[Records]
★ ★ ★ ★ ★

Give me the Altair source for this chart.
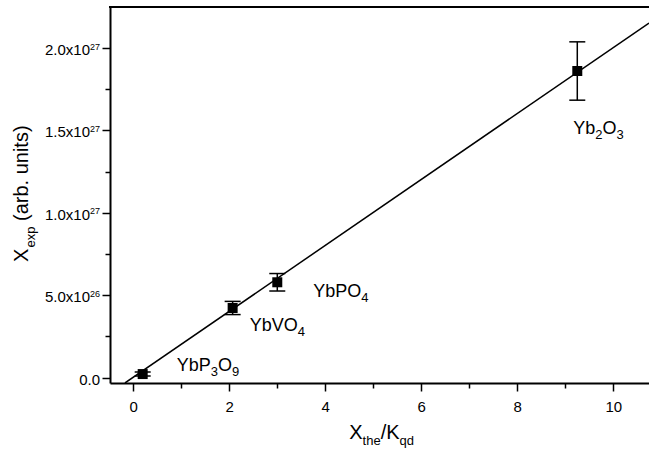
import altair as alt
import pandas as pd

# ---- data ----
compounds = ["YbP3O9", "YbVO4", "YbPO4", "Yb2O3"]
# how each compound name is typeset: (text, is_subscript)
compound_parts = [
    [("YbP", 0), ("3", 1), ("O", 0), ("9", 1)],
    [("YbVO", 0), ("4", 1)],
    [("YbPO", 0), ("4", 1)],
    [("Yb", 0), ("2", 1), ("O", 0), ("3", 1)],
]
x_the = [0.196, 2.07, 3.0, 9.25]
x_exp = [0.022e27, 0.423e27, 0.579e27, 1.861e27]
x_err = [0.012e27, 0.040e27, 0.053e27, 0.177e27]

fit_x = [-0.173, 10.744]
fit_y = [-0.032e27, 2.152e27]

x_domain = [-0.485, 10.744]
y_domain = [-0.0322e27, 2.2494e27]

x_major = [0, 2, 4, 6, 8, 10]
x_minor = [1, 3, 5, 7, 9]
y_major = [0.0, 0.5e27, 1.0e27, 1.5e27, 2.0e27]
y_mantissa = ["0.0", "5.0x10", "1.0x10", "1.5x10", "2.0x10"]
y_exponent = ["", "26", "27", "27", "27"]
y_minor = [0.25e27, 0.75e27, 1.25e27, 1.75e27]

FONT = "Liberation Sans"
W, H = 539, 376

# Arial / Liberation Sans advance widths (em) used to chain text pieces
ADV = {"Y": .667, "b": .556, "P": .667, "V": .667, "O": .778, "X": .667, "K": .667,
       "/": .278, "t": .278, "h": .556, "e": .556, "q": .556, "d": .556}


def text_width(s, size):
    return sum(ADV.get(c, .556) for c in s) * size


pts = pd.DataFrame({"compound": compounds, "x": x_the, "y": x_exp, "err": x_err})
fit = pd.DataFrame({"fx": fit_x, "fy": fit_y})
yt = pd.DataFrame({"v": y_major, "m": y_mantissa, "e": y_exponent})

xs = alt.Scale(domain=x_domain, nice=False, zero=False)
ys = alt.Scale(domain=y_domain, nice=False, zero=False)

x_axis_major = alt.Axis(orient="bottom", values=x_major, tickSize=8, tickWidth=1.5,
                        domainWidth=2, domainColor="black", tickColor="black",
                        labelPadding=8, format="d", grid=False, title=None,
                        labelFont=FONT, labelFontSize=15, labelColor="black")
y_axis_major = alt.Axis(orient="left", values=y_major, tickSize=8, tickWidth=1.5,
                        domainWidth=2, domainColor="black", tickColor="black",
                        labels=False, grid=False, title=None)
x_axis_minor = alt.Axis(orient="bottom", values=x_minor, tickSize=5, tickWidth=1.5,
                        labels=False, domain=False, grid=False, title=None, tickColor="black")
y_axis_minor = alt.Axis(orient="left", values=y_minor, tickSize=5, tickWidth=1.5,
                        labels=False, domain=False, grid=False, title=None, tickColor="black")

base = alt.Chart(pts)

points = base.mark_square(size=100, color="black", opacity=1).encode(
    x=alt.X("x:Q", scale=xs, axis=x_axis_major),
    y=alt.Y("y:Q", scale=ys, axis=y_axis_major),
)

errs = base.transform_calculate(lo="datum.y - datum.err", hi="datum.y + datum.err")

err_rule = errs.mark_rule(color="black", strokeWidth=1.5).encode(
    x=alt.X("x:Q", scale=xs, axis=None),
    y=alt.Y("lo:Q", scale=ys, axis=None),
    y2="hi:Q",
)
cap_lo = errs.mark_tick(orient="horizontal", size=16, thickness=1.5, color="black", opacity=1).encode(
    x=alt.X("x:Q", scale=xs, axis=None),
    y=alt.Y("lo:Q", scale=ys, axis=None),
)
cap_hi = errs.mark_tick(orient="horizontal", size=16, thickness=1.5, color="black", opacity=1).encode(
    x=alt.X("x:Q", scale=xs, axis=None),
    y=alt.Y("hi:Q", scale=ys, axis=None),
)

line = alt.Chart(fit).mark_line(color="black", strokeWidth=1.5, clip=True).encode(
    x=alt.X("fx:Q", scale=xs, axis=x_axis_minor),
    y=alt.Y("fy:Q", scale=ys, axis=y_axis_minor),
)

top_rule = alt.Chart(fit).mark_rule(color="black", strokeWidth=2).encode(
    x=alt.value(-1), x2=alt.value(W), y=alt.value(0)
)

# y tick labels: mantissa + raised exponent
yt_base = alt.Chart(yt)
ylab_m = yt_base.transform_filter("datum.e != ''").mark_text(
    align="right", baseline="middle", fontSize=15, font=FONT, color="black", dy=2
).encode(y=alt.Y("v:Q", scale=ys, axis=None), x=alt.value(-20), text="m:N")
ylab_zero = yt_base.transform_filter("datum.e == ''").mark_text(
    align="right", baseline="middle", fontSize=15, font=FONT, color="black", dy=2
).encode(y=alt.Y("v:Q", scale=ys, axis=None), x=alt.value(-10), text="m:N")
ylab_e = yt_base.transform_filter("datum.e != ''").mark_text(
    align="left", baseline="alphabetic", fontSize=9, font=FONT, color="black", dy=1.5
).encode(y=alt.Y("v:Q", scale=ys, axis=None), x=alt.value(-20), text="e:N")

# compound labels, built from normal and subscript pieces
LBL, SUB, DROP = 18, 13, 5
label_offsets = [(34, -3), (17, 23), (36, 15), (-4, 63)]
labels = []
for name, parts, (dx0, dy0) in zip(compounds, compound_parts, label_offsets):
    cx = dx0
    for txt, sub in parts:
        size = SUB if sub else LBL
        labels.append(
            base.transform_filter(alt.datum.compound == name)
            .mark_text(align="left", baseline="alphabetic", dx=cx, dy=dy0 + (DROP if sub else 0),
                       fontSize=size, font=FONT, color="black")
            .encode(
                x=alt.X("x:Q", scale=xs, axis=None),
                y=alt.Y("y:Q", scale=ys, axis=None),
                text=alt.value(txt),
            )
        )
        cx += text_width(txt, size)


def piece(text, x, y, size, angle=0):
    return alt.Chart(alt.Data(values=[{"t": text}])).mark_text(
        align="left", baseline="alphabetic", fontSize=size, font=FONT,
        color="black", angle=angle,
    ).encode(x=alt.value(x), y=alt.value(y), text="t:N")


titles = [
    # x title: X_the / K_qd
    piece("X", 239.3, 432.3, 20),
    piece("the", 252.6, 438.3, 13),
    piece("/K", 270.7, 432.3, 20),
    piece("qd", 289.6, 438.3, 13),
    # y title: X_exp (arb. units)
    piece("X", -81.7, 255, 20, 270),
    piece("exp", -75.5, 240.5, 13, 270),
    piece("(arb. units)", -81.7, 214, 20, 270),
]

chart = alt.layer(
    points, line, err_rule, cap_lo, cap_hi, top_rule,
    ylab_m, ylab_zero, ylab_e, *labels, *titles
).resolve_axis(
    x="independent", y="independent"
).properties(
    width=W, height=H,
    autosize=alt.AutoSizeParams(type="none"),
    padding={"left": 110, "top": 7, "right": 0, "bottom": 68},
    background="white",
).configure_view(stroke=None)

chart.save("out.html", embed_options={"renderer": "svg", "actions": False})
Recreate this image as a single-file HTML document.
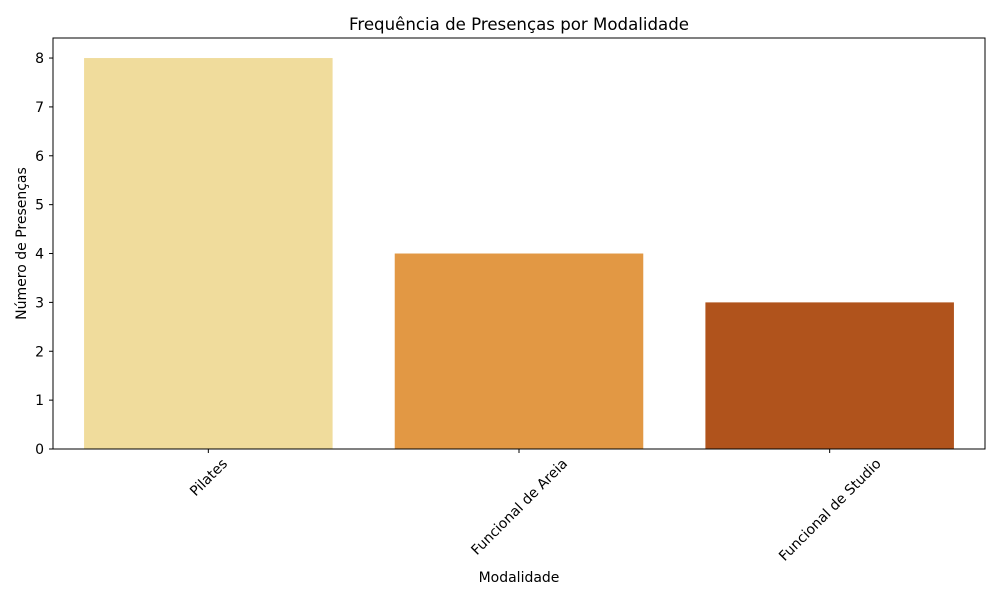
<!DOCTYPE html>
<html><head><meta charset="utf-8"><style>body{margin:0;background:#fff}svg{font-family:"DejaVu Sans","Liberation Sans",sans-serif}</style></head>
<body>
<svg id="chart" width="1000" height="600" viewBox="0 0 1000 600">
<rect width="1000" height="600" fill="#fff"/>
<text x="519" y="30" font-size="16.7" text-anchor="middle" textLength="340" lengthAdjust="spacingAndGlyphs">Frequência de Presenças por Modalidade</text>
<g id="bars"></g><g id="yticks"></g><g id="xticks"></g>
<rect x="53" y="38" width="932" height="411" fill="none" stroke="#000" stroke-width="1"/>
<text x="519" y="582" font-size="14" text-anchor="middle">Modalidade</text>
<text transform="translate(26,243.5) rotate(-90)" font-size="14" text-anchor="middle">Número de Presenças</text>
</svg>
<script>
const categories=["Pilates","Funcional de Areia","Funcional de Studio"];
const values=[8,4,3];
const yTicks=[0,1,2,3,4,5,6,7,8];
const colors=["#f0dc9c","#e29844","#b0531c"];
const L=53,R=985,T=38,B=449,yMax=8.41;
const ns="http://www.w3.org/2000/svg";
const xs=i=>L+(i+0.5)*(R-L)/categories.length;
const ys=v=>B-v*(B-T)/yMax;
const bw=0.8*(R-L)/categories.length;
const bars=document.getElementById('bars'),yt=document.getElementById('yticks'),xt=document.getElementById('xticks');
values.forEach((v,i)=>{const r=document.createElementNS(ns,'rect');


r.setAttribute('x',xs(i)-bw/2);r.setAttribute('y',ys(v));r.setAttribute('width',bw);r.setAttribute('height',B-ys(v));r.setAttribute('fill',colors[i]);bars.appendChild(r);});
yTicks.forEach(t=>{const y=ys(t);const l=document.createElementNS(ns,'line');


l.setAttribute('x1',L-4);l.setAttribute('x2',L);l.setAttribute('y1',y);l.setAttribute('y2',y);l.setAttribute('stroke','#000');yt.appendChild(l);
const tx=document.createElementNS(ns,'text');


tx.setAttribute('x',L-9);tx.setAttribute('y',y+5);tx.setAttribute('font-size','14');tx.setAttribute('text-anchor','end');tx.textContent=t;yt.appendChild(tx);});
categories.forEach((c,i)=>{const x=xs(i);const l=document.createElementNS(ns,'line');


l.setAttribute('x1',x);l.setAttribute('x2',x);l.setAttribute('y1',B);l.setAttribute('y2',B+4);l.setAttribute('stroke','#000');xt.appendChild(l);
const tx=document.createElementNS(ns,'text');


tx.setAttribute('font-size','14');tx.setAttribute('text-anchor','middle');tx.textContent=c;xt.appendChild(tx);
const w=tx.getComputedTextLength(),h=14;const cy=456+(w+h)*0.7071/2;
tx.setAttribute('x',0);tx.setAttribute('y',5);
tx.setAttribute('transform','translate('+x+','+cy+') rotate(-45)');});
</script>
</body></html>
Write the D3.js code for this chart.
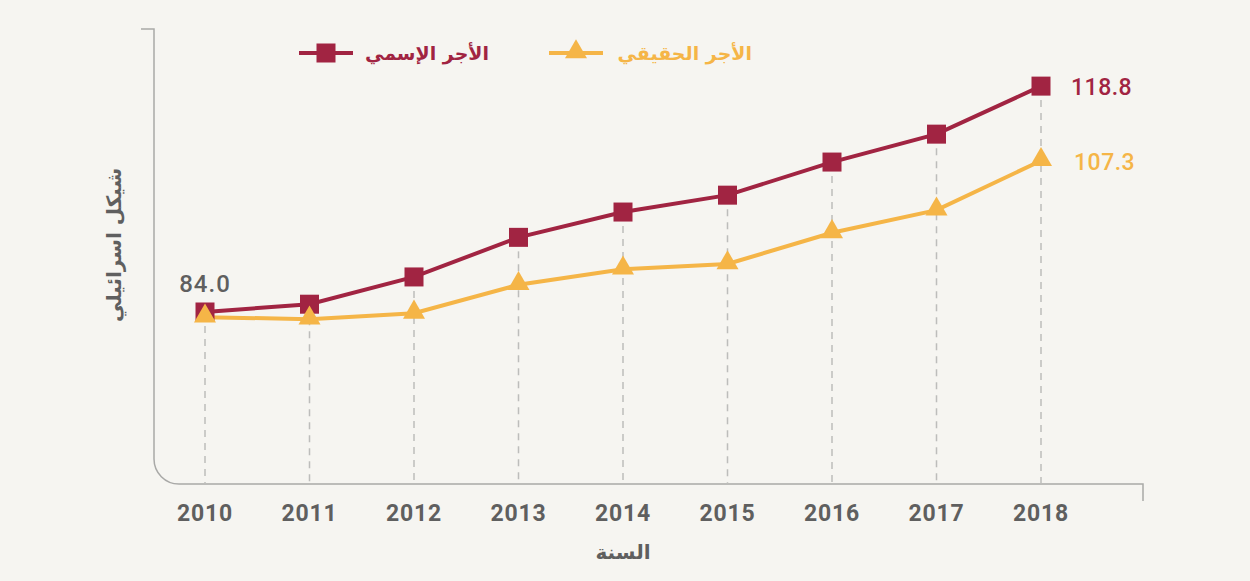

★ ★ ★ ★ ★

- _Problem to work on_
Check every line of the listing for the string "this" and report how many lines have it, as a number alone.

- _Full solution_
3